- Directed by: Christopher Ward
- Written by: Christopher Ward
- Produced by: Marty Lang Jeffrey Marvin
- Starring: Michael Barra Elise Rovinsky Cuyle Carvin Alice Snow Johnson
- Cinematography: Alan McIntyre Smith
- Edited by: Richard Byard
- Music by: Jeff Preston
- Distributed by: iTunes
- Release date: August 16, 2008 (Fright Night Film Festival);
- Running time: 103 minutes
- Country: United States
- Language: English

= Fog Warning =

Fog Warning is a 2008 independent physiological thriller horror film written and directed by Christopher Ward in New Haven, Connecticut.

==Plot==
When a series of gruesome murders start plaguing a small New England town, people suspect it's a vampire.

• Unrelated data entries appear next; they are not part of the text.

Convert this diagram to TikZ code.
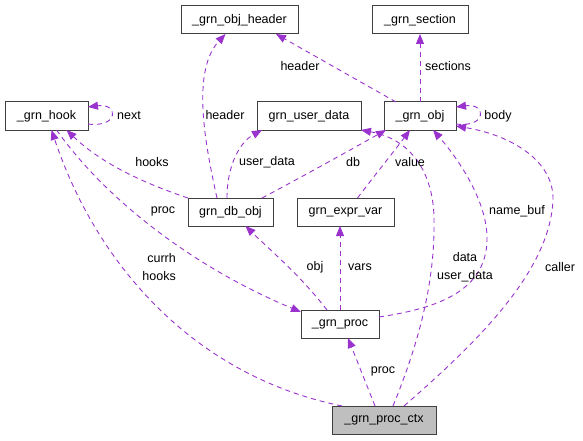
\documentclass[tikz,border=0pt]{standalone}
\usepackage{fontspec}
\setmainfont{Liberation Sans}
\usetikzlibrary{arrows.meta}
\definecolor{edgecol}{HTML}{9A32CD}
\definecolor{boxcol}{HTML}{404040}
\tikzset{>={Triangle[length=10pt,width=8pt]}}
\tikzset{
  cls/.style={draw=boxcol,line width=1pt,minimum height=28pt,inner sep=2pt,outer sep=0pt,font=\fontsize{12.5}{15}\selectfont},
  dep/.style={draw=edgecol,->,line width=0.9pt,dash pattern=on 5pt off 4pt},
  lbl/.style={inner sep=0pt,font=\fontsize{12.5}{18}\selectfont}
}

\begin{document}
\begin{tikzpicture}[x=1pt,y=1pt]
\useasboundingbox (0,0) rectangle (583,440);
% classes
\node[cls,minimum width=117pt] (hdr) at (239.5,420) {\_grn\_obj\_header};
\node[cls,minimum width=96pt] (sec) at (420,420) {\_grn\_section};
\node[cls,minimum width=83pt] (hook) at (46.5,324) {\_grn\_hook};
\node[cls,minimum width=104pt] (udata) at (309,324) {grn\_user\_data};
\node[cls,minimum width=72pt] (obj) at (420,324) {\_grn\_obj};
\node[cls,minimum width=85pt] (dbobj) at (230.5,228) {grn\_db\_obj};
\node[cls,minimum width=97pt] (evar) at (345.5,228) {grn\_expr\_var};
\node[cls,minimum width=78pt] (proc) at (340,116) {\_grn\_proc};
\node[cls,minimum width=104pt,fill={rgb,255:red,191;green,191;blue,191}] (ctx) at (384,20) {\_grn\_proc\_ctx};

% members
\draw[dep] ([xshift=12pt]obj.north west) -- ([xshift=-22pt]hdr.south east);
\draw[dep] (obj.north) -- (sec.south);
\draw[dep] ([yshift=-8pt]obj.east) .. controls (487,312) and (487,337) .. ([yshift=9pt]obj.east);
\draw[dep] ([yshift=-8pt]hook.east) .. controls (119,312) and (119,337) .. ([yshift=9pt]hook.east);
\draw[dep] ([xshift=-13.5pt]dbobj.north) .. controls (204,300) and (192,370) .. ([xshift=-14pt]hdr.south);
\draw[dep] (dbobj.north west) .. controls (140,258) and (100,278) .. ([xshift=20pt]hook.south);
\draw[dep] ([xshift=-3.5pt]dbobj.north) .. controls (227,275) and (240,298) .. ([xshift=5pt]udata.south west);
\draw[dep] ([xshift=-11pt]dbobj.north east) .. controls (300,262) and (350,290) .. ([xshift=2pt]obj.south west);
\draw[dep] ([xshift=12pt]evar.north) .. controls (375,265) and (395,290) .. ([xshift=-10pt]obj.south);
\draw[dep] ([xshift=-13pt]proc.north) .. controls (300,165) and (270,190) .. ([xshift=15pt]dbobj.south);
\draw[dep] (proc.north) -- (proc.north |- evar.south);
\draw[dep] ([yshift=7pt]proc.east) .. controls (440,132) and (486,150) .. (487,200)
  .. controls (488,240) and (455,285) .. ([xshift=13pt]obj.south);
\draw[dep] ([xshift=10pt]hook.south) .. controls (110,235) and (200,170) .. ([yshift=-2pt]proc.north west);
\draw[dep] ([xshift=-42pt]ctx.north) .. controls (190,65) and (95,180) .. ([xshift=5pt]hook.south);
\draw[dep] ([xshift=-9pt]ctx.north) -- ([xshift=8pt]proc.south);
\draw[dep] ([xshift=9pt]ctx.north) .. controls (420,100) and (435,160) .. (434,220)
  .. controls (434,262) and (415,300) .. (udata.south east);
\draw[dep] ([xshift=20pt]ctx.north) .. controls (480,100) and (550,170) .. (553,240)
  .. controls (554,280) and (510,305) .. ([yshift=4pt]obj.south east);

% labels
\node[lbl] (l-hdr1) at (300,374) {header};
\node[lbl] (l-sec) at (448,374) {sections};
\node[lbl] (l-body) at (498,324) {body};
\node[lbl] (l-next) at (129,324) {next};
\node[lbl] (l-hdr2) at (225,325) {header};
\node[lbl] (l-hooks) at (152,278) {hooks};
\node[lbl] (l-udata) at (267,278) {user\_data};
\node[lbl] (l-db) at (353,278) {db};
\node[lbl] (l-value) at (410,278) {value};
\node[lbl] (l-obj) at (315,173) {obj};
\node[lbl] (l-vars) at (360,173) {vars};
\node[lbl] (l-namebuf) at (517,229) {name\_buf};
\node[lbl] (l-proc1) at (163,229) {proc};
\node[lbl,align=right,anchor=east] (l-currh) at (176,173) {currh\\hooks};
\node[lbl] (l-proc2) at (383,69) {proc};
\node[lbl,align=center] (l-data) at (465,173) {data\\user\_data};
\node[lbl] (l-caller) at (560,173) {caller};
\end{tikzpicture}
\end{document}
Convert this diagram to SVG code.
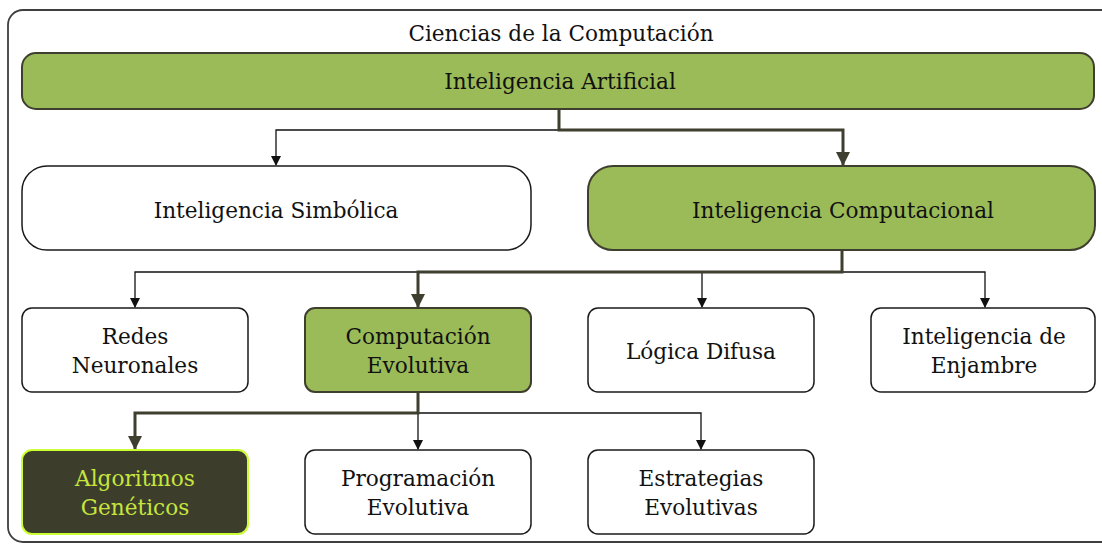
<svg xmlns="http://www.w3.org/2000/svg" width="1102" height="544" viewBox="0 0 1102 544">
<style>
text{font-family:"DejaVu Serif","Liberation Serif",serif;font-size:21.6px;fill:#111;text-anchor:middle}
.white{fill:#fff;stroke:#1a1a1a;stroke-width:1.5}
.green{fill:#9BBB59;stroke:#3F3F2F;stroke-width:2}
.dark{fill:#3D3D2C;stroke:#CCFF33;stroke-width:2}
.thin{fill:none;stroke:#111;stroke-width:1.3}
.thick{fill:none;stroke:#3F3F2F;stroke-width:3}
</style>
<defs>
<marker id="ah" markerWidth="10" markerHeight="10" refX="5" refY="9" orient="0" markerUnits="userSpaceOnUse" viewBox="0 0 10 10"><path d="M0,0 L10,0 L5,10 Z" fill="#111"/></marker>
<marker id="ahT" markerWidth="14" markerHeight="14" refX="7" refY="13" orient="0" markerUnits="userSpaceOnUse" viewBox="0 0 14 14"><path d="M0,0 L14,0 L7,14 Z" fill="#3F3F2F"/></marker>
</defs>
<g id="container">
<rect x="8" y="10" width="1110" height="532" rx="15" fill="#fff" stroke="#3F3F3F" stroke-width="1.8"/>
<text x="561" y="41">Ciencias de la Computación</text>
</g>
<g id="connectors">
<path class="thin" d="M559,130 H276 V165" marker-end="url(#ah)"/>
<path class="thin" d="M418,272 H135 V307" marker-end="url(#ah)"/>
<path class="thin" d="M842,272 H702 V307" marker-end="url(#ah)"/>
<path class="thin" d="M842,272 H985 V307" marker-end="url(#ah)"/>
<path class="thin" d="M418,413 V449" marker-end="url(#ah)"/>
<path class="thin" d="M418,413 H701 V449" marker-end="url(#ah)"/>
<path class="thick" d="M559,109 V130 H843 V165" marker-end="url(#ahT)"/>
<path class="thick" d="M842,250 V272 H418 V307" marker-end="url(#ahT)"/>
<path class="thick" d="M418,392 V413 H135 V449" marker-end="url(#ahT)"/>
</g>
<g id="ia">
<rect class="green" x="22" y="53" width="1072" height="56" rx="14"/>
<text x="560" y="89">Inteligencia Artificial</text>
</g>
<g id="simbolica">
<rect class="white" x="22" y="166" width="509" height="84" rx="25"/>
<text x="276" y="218">Inteligencia Simbólica</text>
</g>
<g id="computacional">
<rect class="green" x="588" y="166" width="507" height="84" rx="25"/>
<text x="843" y="218">Inteligencia Computacional</text>
</g>
<g id="redes">
<rect class="white" x="22" y="308" width="226" height="84" rx="10"/>
<text x="135" y="344">Redes</text>
<text x="135" y="373">Neuronales</text>
</g>
<g id="evolutiva">
<rect class="green" x="305" y="308" width="226" height="84" rx="10"/>
<text x="418" y="344">Computación</text>
<text x="418" y="373">Evolutiva</text>
</g>
<g id="difusa">
<rect class="white" x="588" y="308" width="226" height="84" rx="10"/>
<text x="701" y="359">Lógica Difusa</text>
</g>
<g id="enjambre">
<rect class="white" x="871" y="308" width="224" height="84" rx="10"/>
<text x="984" y="344">Inteligencia de</text>
<text x="984" y="373">Enjambre</text>
</g>
<g id="geneticos">
<rect class="dark" x="22" y="450" width="226" height="84" rx="10"/>
<text x="135" y="486" style="fill:#C6E63E">Algoritmos</text>
<text x="135" y="515" style="fill:#C6E63E">Genéticos</text>
</g>
<g id="programacion">
<rect class="white" x="305" y="450" width="226" height="84" rx="10"/>
<text x="418" y="486">Programación</text>
<text x="418" y="515">Evolutiva</text>
</g>
<g id="estrategias">
<rect class="white" x="588" y="450" width="226" height="84" rx="10"/>
<text x="701" y="486">Estrategias</text>
<text x="701" y="515">Evolutivas</text>
</g>
</svg>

Ronny (Michael Barra), manager of a local comic book store and, decides to kidnap Anna (Elise Rovinsky), a woman who he believes is with Satan. He locks her up in the attic of the historical home. He's joined by two thugs, Karl (Cuyle Carvin) and Eddie (Joe Kathrein), who enjoy tormenting the woman until she confesses that she's the vampire. All they want is a confession Ronny can record to sell to the media, however the captive alarms them with odd behavior. Their dreams of becoming rich and famous turn into a violent nightmare.

==Cast==
- Michael Barra as Ronny
- Elise Rovinsky as Anna
- Cuyle Carvin as Karl
- Alice Snow Johnson as Linda
- Joe Kathrein as Eddie
- Madeline Reed as Detective Powell
- Marty Lang as Detective
- Jacqueline Shea as Trudy 'Trippy' Miller
- Additional cast
- Ashley Bates as Woman in Car,
- David Michaels as Art Gallery Waiter
- Gary Ploski as Gas Station Attendant
- Lou Ursone as Wino

==Reception==
Although the film has not had its theatrical release, it has been shown at film festivals and has received a mostly positive response. Nic Brown of B Movie Man wrote, "Writer/director Christopher Ward has brings an interesting twist to the vampire tale...", and "If you are looking for an intelligent thriller that will keep you guessing, then check out Christopher Ward’s FOG WARNING", while after its screening the Fright Night Film Festival, while praising Christopher for being a 2001 Emmy winner.